On kindness

I just read this lovely, short speech by author George Saunders. He’s addressing the Syracuse University class of 2013 and avoids the typical exhortations and conventional tips on how to be successful. Instead, he discusses his greatest regret: failures of kindness.

“What I regret most in my life are failures of kindness.

Those moments when another human being was there, in front of me, suffering, and I responded…sensibly. Reservedly. Mildly.

Or, to look at it from the other end of the telescope: Who, in your life, do you remember most fondly, with the most undeniable feelings of warmth?

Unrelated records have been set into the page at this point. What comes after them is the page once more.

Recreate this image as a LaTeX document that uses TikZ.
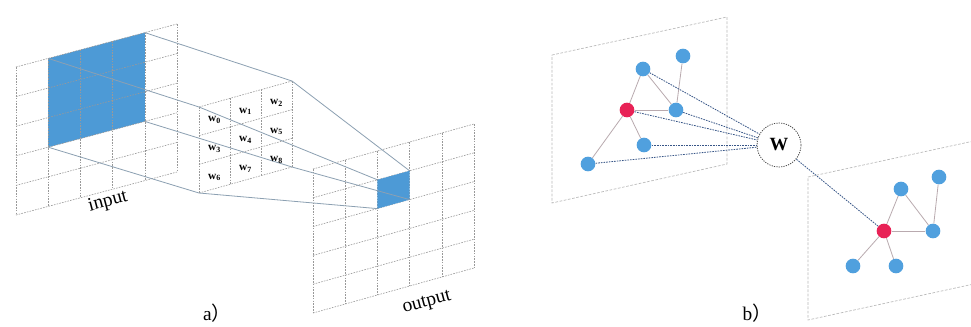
\documentclass[tikz,border=0pt]{standalone}
\usepackage{fontspec}
\setmainfont{Liberation Serif}
\newfontfamily\cjkfont{Noto Sans CJK SC}
\usetikzlibrary{calc}
\definecolor{winblue}{RGB}{77,154,214}
\definecolor{nodeblue}{RGB}{80,160,222}
\definecolor{nodered}{RGB}{232,34,86}
\definecolor{linkgrey}{RGB}{140,160,178}
\definecolor{wlinkblue}{RGB}{55,85,135}
\definecolor{edgegrey}{RGB}{185,170,175}
\tikzset{
  gridline/.style={draw=gray!80, line width=0.45pt, dash pattern=on 1.2pt off 0.9pt},
  winfill/.style={fill=winblue, draw=none},
  pyrline/.style={draw=linkgrey, line width=0.6pt},
  klabel/.style={inner sep=0pt, font=\bfseries\fontsize{8.5}{9}\selectfont},
  biglabel/.style={inner sep=0pt, font=\fontsize{14.5}{16}\selectfont},
  plane/.style={draw=gray!55, line width=0.5pt, dash pattern=on 2pt off 1.2pt},
  bnode/.style={circle, fill=nodeblue, draw=none, minimum size=11pt, inner sep=0pt},
  rnode/.style={circle, fill=nodered, draw=none, minimum size=11pt, inner sep=0pt},
  gedge/.style={draw=edgegrey, line width=0.6pt},
  wlink/.style={draw=wlinkblue, line width=0.6pt, dash pattern=on 1.2pt off 0.8pt},
  wnode/.style={circle, draw=gray!55!black, fill=white, line width=0.6pt, dash pattern=on 0.9pt off 0.9pt,
    minimum size=33pt, inner sep=0pt, font=\bfseries\fontsize{14}{14}\selectfont}
}
\begin{document}
\begin{tikzpicture}[x=0.75pt,y=-0.75pt]
\useasboundingbox (0,0) rectangle (971,326);
\clip (0,0) rectangle (971,326);
\fill[white] (0,0) rectangle (971,326);

% ---------- a) input grid ----------
\coordinate (iTL) at (48.2,58.4);
\coordinate (iTR) at (144.8,32.6);
\coordinate (iBR) at (144.8,121.4);
\coordinate (iBL) at (48.2,147.2);
\fill[winfill] (iTL) -- (iTR) -- (iBR) -- (iBL) -- cycle;
\foreach \i in {0,...,5} \draw[gridline] ({16+32.2*\i},{67-8.6*\i}) -- ++(0,148);
\foreach \j in {0,...,5} \draw[gridline] (16,{67+29.6*\j}) -- ++(161,-43);

% ---------- kernel grid ----------
\coordinate (kTL) at (199,107);
\coordinate (kTR) at (292,81);
\coordinate (kBR) at (292,167);
\coordinate (kBL) at (199,193);
\foreach \i in {0,...,3} \draw[gridline] ({199+31*\i},{107-8.667*\i}) -- ++(0,86);
\foreach \j in {0,...,3} \draw[gridline] (199,{107+28.667*\j}) -- ++(93,-26);

% ---------- output grid ----------
\coordinate (oTL) at (377.4,179.8);
\coordinate (oTR) at (409.6,170.8);
\coordinate (oBR) at (409.6,199.6);
\coordinate (oBL) at (377.4,208.6);
\foreach \i in {0,...,5} \draw[gridline] ({313+32.2*\i},{169-9*\i}) -- ++(0,144);
\foreach \j in {0,...,5} \draw[gridline] (313,{169+28.8*\j}) -- ++(161,-45);
\fill[winfill] (oTL) -- (oTR) -- (oBR) -- (oBL) -- cycle;

% ---------- pyramid lines ----------
\draw[pyrline] (iTR) -- (kTR) -- (oTR);
\draw[pyrline] (iTL) -- (kTL) -- (oTL);
\draw[pyrline] (iBL) -- (kBL) -- (oBL);
\draw[pyrline] (iBR) -- (kBR) -- (oBR);

% ---------- kernel labels ----------
\foreach \r in {0,1,2} {
  \foreach \c in {0,1,2} {
    \pgfmathtruncatemacro{\k}{3*\r+\c}
    \node[klabel] (w\k) at ({199+31*(\c+0.5)},{107-8.667*(\c+0.5)+28.667*(\r+0.5)+3}) {w\textsubscript{\k}};
  }
}

\node[biglabel, rotate=15] (inlab) at (108,202) {input};
\node[biglabel, rotate=15] (outlab) at (427,303) {output};
\node[biglabel] (alab) at (217,313) {a\cjkfont{）}};

% ---------- b) planes ----------
\draw[plane] (552,55) -- (727,17) -- (727,164) -- (552,203) -- cycle;
\draw[plane] (808,177) -- (983,139) -- (983,282) -- (808,320) -- cycle;

% plane 1 nodes
\node[bnode] (p1a) at (643,69) {};
\node[bnode] (p1b) at (683,56) {};
\node[rnode] (p1r) at (627,110) {};
\node[bnode] (p1c) at (676,110) {};
\node[bnode] (p1d) at (644,145) {};
\node[bnode] (p1e) at (588,164) {};
% plane 2 nodes
\node[rnode] (p2r) at (884,231) {};
\node[bnode] (p2a) at (901,189) {};
\node[bnode] (p2b) at (939,177) {};
\node[bnode] (p2c) at (933,231) {};
\node[bnode] (p2e) at (853,266) {};
\node[bnode] (p2d) at (896,266) {};

\node[wnode] (W) at (779,145) {W};

\foreach \a/\b in {p1r/p1a, p1a/p1c, p1b/p1c, p1r/p1c, p1r/p1d, p1r/p1e,
                   p2r/p2a, p2a/p2c, p2b/p2c, p2r/p2c, p2r/p2e, p2r/p2d}
  \draw[gedge] (\a) -- (\b);

\foreach \a in {p1a, p1r, p1c, p1d, p1e, p2r}
  \draw[wlink] (\a) -- (W);

\node[biglabel] (blab) at (757,313) {b\cjkfont{）}};
\end{tikzpicture}
\end{document}
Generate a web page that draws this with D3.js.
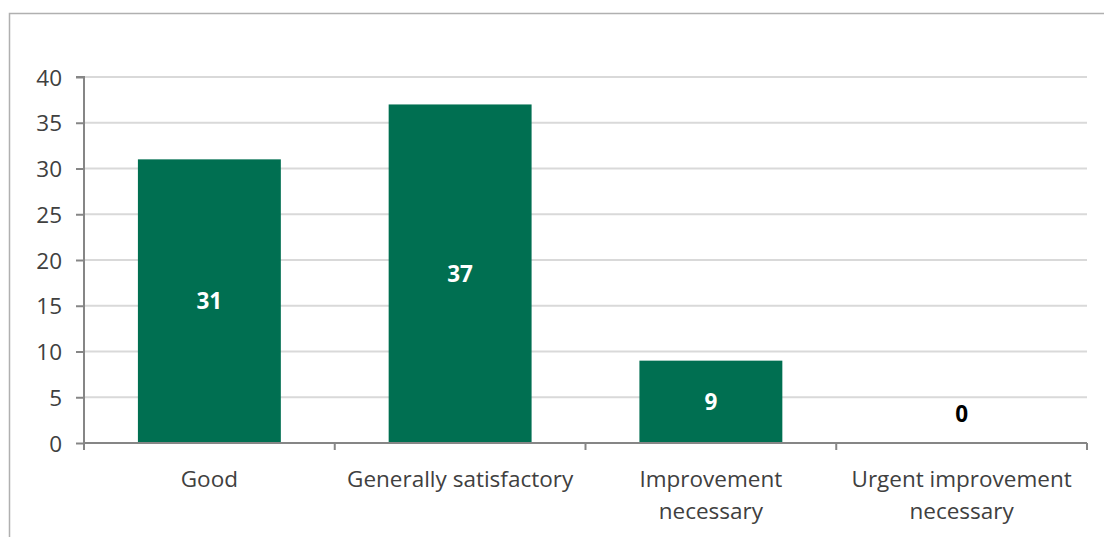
<!DOCTYPE html>
<html><head><meta charset="utf-8">
<script src="https://cdn.jsdelivr.net/npm/d3@7"></script>
<style>
html,body{margin:0;padding:0;background:#fff;}
svg{display:block;}
text{font-family:"Open Sans","Liberation Sans",Arial,sans-serif;}
</style></head>
<body>
<script>
const categories = ["Good", "Generally satisfactory", "Improvement necessary", "Urgent improvement necessary"];
const values = [31, 37, 9, 0];
const yTicks = [0, 5, 10, 15, 20, 25, 30, 35, 40];

const W = 1104, H = 537;
const FONT = "'Open Sans', 'Liberation Sans', Arial, sans-serif";
const FS = "22.5px";
const svg = d3.select("body").append("svg").attr("width", W).attr("height", H);

// chart border
svg.append("path").attr("d", `M9.5,${H} V13.5 H${W}`).attr("fill", "none").attr("stroke", "#b0b0b0").attr("stroke-width", 1.5);

const pL = 84, pR = 1087, pT = 77, pB = 443;
const x = d3.scaleBand().domain(categories).range([pL, pR]).paddingInner(0.43).paddingOuter(0.215);
const xb = d3.scaleBand().domain(categories).range([pL, pR]);
const y = d3.scaleLinear().domain([0, 40]).range([pB, pT]);

// gridlines
svg.append("g").selectAll("line").data(yTicks.filter(d => d > 0)).join("line")
  .attr("x1", pL).attr("x2", pR).attr("y1", d => y(d)).attr("y2", d => y(d))
  .attr("stroke", "#d9d9d9").attr("stroke-width", 2);

// bars
svg.append("g").selectAll("rect").data(values).join("rect")
  .attr("x", (d, i) => x(categories[i])).attr("width", x.bandwidth())
  .attr("y", d => y(d)).attr("height", d => y(0) - y(d))
  .attr("fill", "#006f51");

// y axis
const yAxis = d3.axisLeft(y).tickValues(yTicks).tickSize(8).tickPadding(14);
const gy = svg.append("g").attr("transform", `translate(${pL},0)`).call(yAxis);
gy.attr("font-family", null).attr("font-size", null);
gy.select(".domain").attr("stroke", "#868686").attr("stroke-width", 2).attr("d", `M-8,${pT}H0V${pB}`);
gy.selectAll(".tick line").attr("stroke", "#868686").attr("stroke-width", 2);
gy.selectAll(".tick text").attr("fill", "#404040").attr("dy", "0.36em")
  .style("font-size", FS).style("font-family", FONT);

// x axis line and ticks at band boundaries
const gx = svg.append("g");
gx.append("line").attr("x1", pL).attr("x2", pR).attr("y1", pB).attr("y2", pB).attr("stroke", "#868686").attr("stroke-width", 2);
const bounds = categories.map(c => xb(c)).concat([pR]);
gx.selectAll("line.t").data(bounds).join("line").attr("class", "t")
  .attr("x1", d => d).attr("x2", d => d).attr("y1", pB).attr("y2", pB + 7)
  .attr("stroke", "#868686").attr("stroke-width", 2);

// category labels with wrapping
const maxW = xb.bandwidth() - 8;
categories.forEach(c => {
  const cx = xb(c) + xb.bandwidth() / 2;
  const t = svg.append("text").attr("x", cx).attr("y", 487)
    .attr("text-anchor", "middle").attr("fill", "#404040")
    .style("font-size", FS).style("font-family", FONT);
  const words = c.split(" ");
  let line = [], lines = [];
  const tmp = t.append("tspan");
  words.forEach(w => {
    line.push(w);
    tmp.text(line.join(" "));
    if (tmp.node().getComputedTextLength() > maxW && line.length > 1) {
      line.pop(); lines.push(line.join(" ")); line = [w];
    }
  });
  lines.push(line.join(" "));
  tmp.remove();
  lines.forEach((l, i) => t.append("tspan").attr("x", cx).attr("y", 487 + i * 32).text(l));
});

// data labels
svg.append("g").selectAll("text").data(values).join("text")
  .attr("x", (d, i) => x(categories[i]) + x.bandwidth() / 2)
  .attr("y", d => d > 3 ? (y(d) + y(0)) / 2 + 8 : y(d) - 21)
  .attr("text-anchor", "middle")
  .attr("fill", d => d > 3 ? "#ffffff" : "#000000")
  .style("font-size", FS).style("font-weight", "bold").style("font-family", FONT)
  .text(d => d);
</script>
</body></html>
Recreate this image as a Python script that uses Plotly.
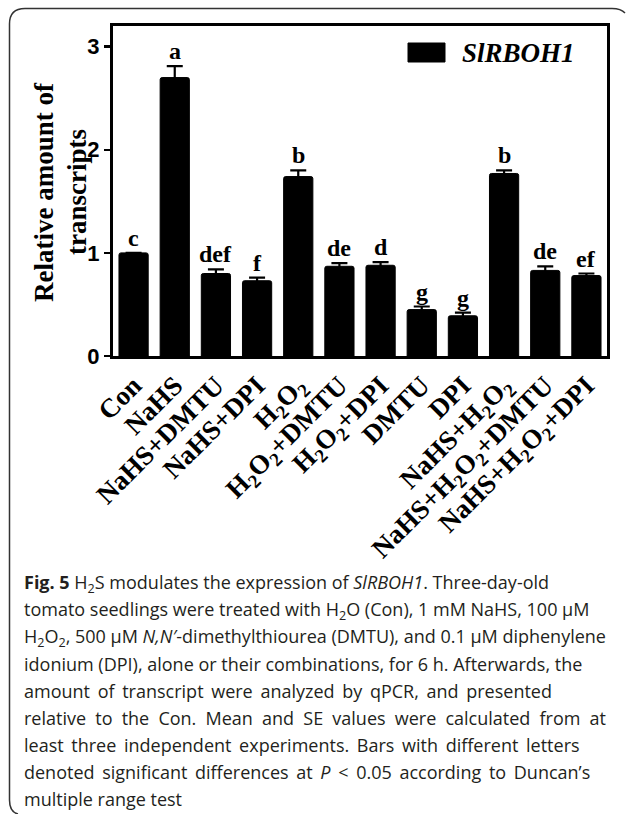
import plotly.graph_objects as go

# ---------------- data ----------------
categories = ["Con", "NaHS", "NaHS+DMTU", "NaHS+DPI",
              "H<sub>2</sub>O<sub>2</sub>", "H<sub>2</sub>O<sub>2</sub>+DMTU",
              "H<sub>2</sub>O<sub>2</sub>+DPI", "DMTU", "DPI",
              "NaHS+H<sub>2</sub>O<sub>2</sub>",
              "NaHS+H<sub>2</sub>O<sub>2</sub>+DMTU",
              "NaHS+H<sub>2</sub>O<sub>2</sub>+DPI"]
values = [1.00, 2.70, 0.80, 0.73, 1.74, 0.87, 0.88, 0.45, 0.39, 1.77, 0.83, 0.78]
errors = [0.00, 0.11, 0.04, 0.03, 0.06, 0.03, 0.03, 0.03, 0.03, 0.03, 0.04, 0.02]
letters = ["c", "a", "def", "f", "b", "de", "d", "g", "g", "b", "de", "ef"]
series_name = "SlRBOH1"
y_ticks = [0, 1, 2, 3]
y_title_lines = ["Relative amount of", "transcripts"]

TS = "\u2009"   # thin space used to widen justified caption lines
MS = "\u2005"   # four-per-em space
caption_lines = [
    "<b>Fig. 5</b> H<sub>2</sub>S modulates the expression of <i>SlRBOH1</i>. Three-day-old",
    "tomato seedlings were treated with H<sub>2</sub>O (Con), 1 mM NaHS, 100 μM",
    "H<sub>2</sub>O<sub>2</sub>, 500 μM <i>N,N′</i>-dimethylthiourea (DMTU), and 0.1 μM diphenylene",
    "idonium (DPI), alone or their combinations, for 6 h. Afterwards, the",
    "amount of transcript were analyzed by qPCR, and presented".replace(" ", " " + TS),
    "relative to the Con. Mean and SE values were calculated from at".replace(" ", " " + MS),
    "least three independent experiments. Bars with different letters".replace(" ", " " + TS),
    "denoted significant differences at <i>P</i> &lt; 0.05 according to Duncan’s".replace(" ", " " + TS),
    "multiple range test",
]

# ---------------- layout geometry (px) ----------------
W, H = 627, 814
PL, PR, PT, PB = 113, 607, 26, 356


def px_x(px):
    return (px - PL) / (PR - PL)


def px_y(py):
    return (PB - py) / (PB - PT)


x_idx = list(range(len(categories)))

fig = go.Figure()
fig.add_trace(go.Bar(
    x=x_idx, y=values, width=0.71,
    marker=dict(color="black", line=dict(color="black", width=1), cornerradius=2),
    error_y=dict(type="data", array=errors, visible=True,
                 color="black", thickness=2.2, width=8),
    name=series_name, showlegend=False, hoverinfo="skip",
))

serif_bold = dict(family="Liberation Serif, Times New Roman, serif", color="black", weight="bold")

annotations = []
for i, (v, e, lt) in enumerate(zip(values, errors, letters)):
    annotations.append(dict(
        x=i, y=v + e, xref="x", yref="y", text=lt, showarrow=False,
        yanchor="bottom", xanchor="center", yshift=0,
        font=dict(size=24, **serif_bold)))

# y-axis title (two rotated lines)
for txt, cx in zip(y_title_lines, [44, 77]):
    annotations.append(dict(
        x=px_x(cx), y=px_y(192), xref="paper", yref="paper",
        text=txt, showarrow=False, textangle=-90,
        xanchor="center", yanchor="middle",
        font=dict(size=27, **serif_bold)))

# legend text
annotations.append(dict(
    x=px_x(460), y=px_y(53), xref="paper", yref="paper",
    text=series_name, showarrow=False, xanchor="left", yanchor="middle",
    font=dict(size=27, family="Liberation Serif, Times New Roman, serif",
              color="black", weight="bold", style="italic")))

# caption
cap_y0, cap_dy = 583, 27.0
for k, line in enumerate(caption_lines):
    annotations.append(dict(
        x=px_x(22), y=px_y(cap_y0 + k * cap_dy), xref="paper", yref="paper",
        text=line, showarrow=False, xanchor="left", yanchor="middle",
        font=dict(size=18, family="Open Sans, sans-serif", color="#231f20")))

shapes = [
    # legend swatch
    dict(type="rect", xref="paper", yref="paper",
         x0=px_x(408), x1=px_x(445), y0=px_y(62), y1=px_y(43),
         fillcolor="black", line=dict(color="black", width=1)),
    # outer figure frame (rounded, open at right/bottom)
    dict(type="path", xref="paper", yref="paper",
         path=(f"M {px_x(625)},{px_y(13)} Q {px_x(621)},{px_y(8.5)} {px_x(612)},{px_y(8.5)} "
               f"L {px_x(25)},{px_y(8.5)} Q {px_x(9.5)},{px_y(8.5)} {px_x(9.5)},{px_y(24)} "
               f"L {px_x(9.5)},{px_y(800)} Q {px_x(9.5)},{px_y(812)} {px_x(18)},{px_y(814)}"),
         line=dict(color="#333333", width=1.5)),
]

fig.update_layout(
    width=W, height=H,
    margin=dict(l=PL, r=W - PR, t=PT, b=H - PB, pad=0),
    paper_bgcolor="white", plot_bgcolor="white",
    annotations=annotations, shapes=shapes,
    xaxis=dict(
        range=[-0.5, len(categories) - 0.5],
        tickmode="array", tickvals=x_idx, ticktext=categories,
        tickangle=-45, ticks="", showgrid=False, zeroline=False,
        showline=True, linecolor="black", linewidth=3, mirror=True,
        tickfont=dict(size=27, **serif_bold),
    ),
    yaxis=dict(
        range=[0, 3.2], tickmode="array", tickvals=y_ticks,
        ticks="outside", ticklen=6, tickwidth=2.5, tickcolor="black",
        showgrid=False, zeroline=False,
        showline=True, linecolor="black", linewidth=3, mirror=True,
        tickfont=dict(size=22, family="Liberation Sans, Arial, sans-serif",
                      color="black", weight="bold"),
    ),
)

fig.write_html("out.html",
               config={"displayModeBar": False, "staticPlot": True},
               post_script="document.body.style.margin='0';document.body.style.overflow='hidden';")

Those who were kindest to you, I bet.

It’s a little facile, maybe, and certainly hard to implement, but I’d say, as a goal in life, you could do worse than: Try to be kinder.” -George Saunders

Go read the whole speech. It’s short, and it’s sweet in the noblest way. And it rings true with me. Moments of regret in my life are almost exclusively a failure to be courageous with kindness. A missed opportunity to encourage, to protect, to listen to someone in their moment of sadness or pain or embarrassment.

We focus too much on “success” and productivity and achievement, but a truly good life is marked by kindness, don’t you think?

After my mom passed away, there was a line of people waiting outside the funeral home for hours just to pay their respect. I was in awe. They didn’t stand in line, though, because of her success in business or leadership in the community or any major accomplishment. They were there because she was remarkably kind, and they had countless stories to tell about her compassion and big heart. I witnessed it all my life, of course.

I vividly remember tiny moments where she pursued opportunities to be kind. A little red-haired boy that she didn’t even know was in tears on a field after a children’s soccer match, and it was my mom who sought him out with a hug and an encouraging word. She would light up with a genuine smile when an acquaintance or stranger walked in to my parents’ photography studio. She listened wholeheartedly. The twinkle in her eyes let you know you were special, that you had her complete attention. People loved the way she made them feel.

She lived a truly great, and too short, life. Kindness may not make headlines, but it makes for a life with few regrets and a legacy marked by the abundant admiration and appreciation of those fortunate to have been warmed by its glow.

Be kind. Be intentional about it. Make it your craft, your calling, your legacy.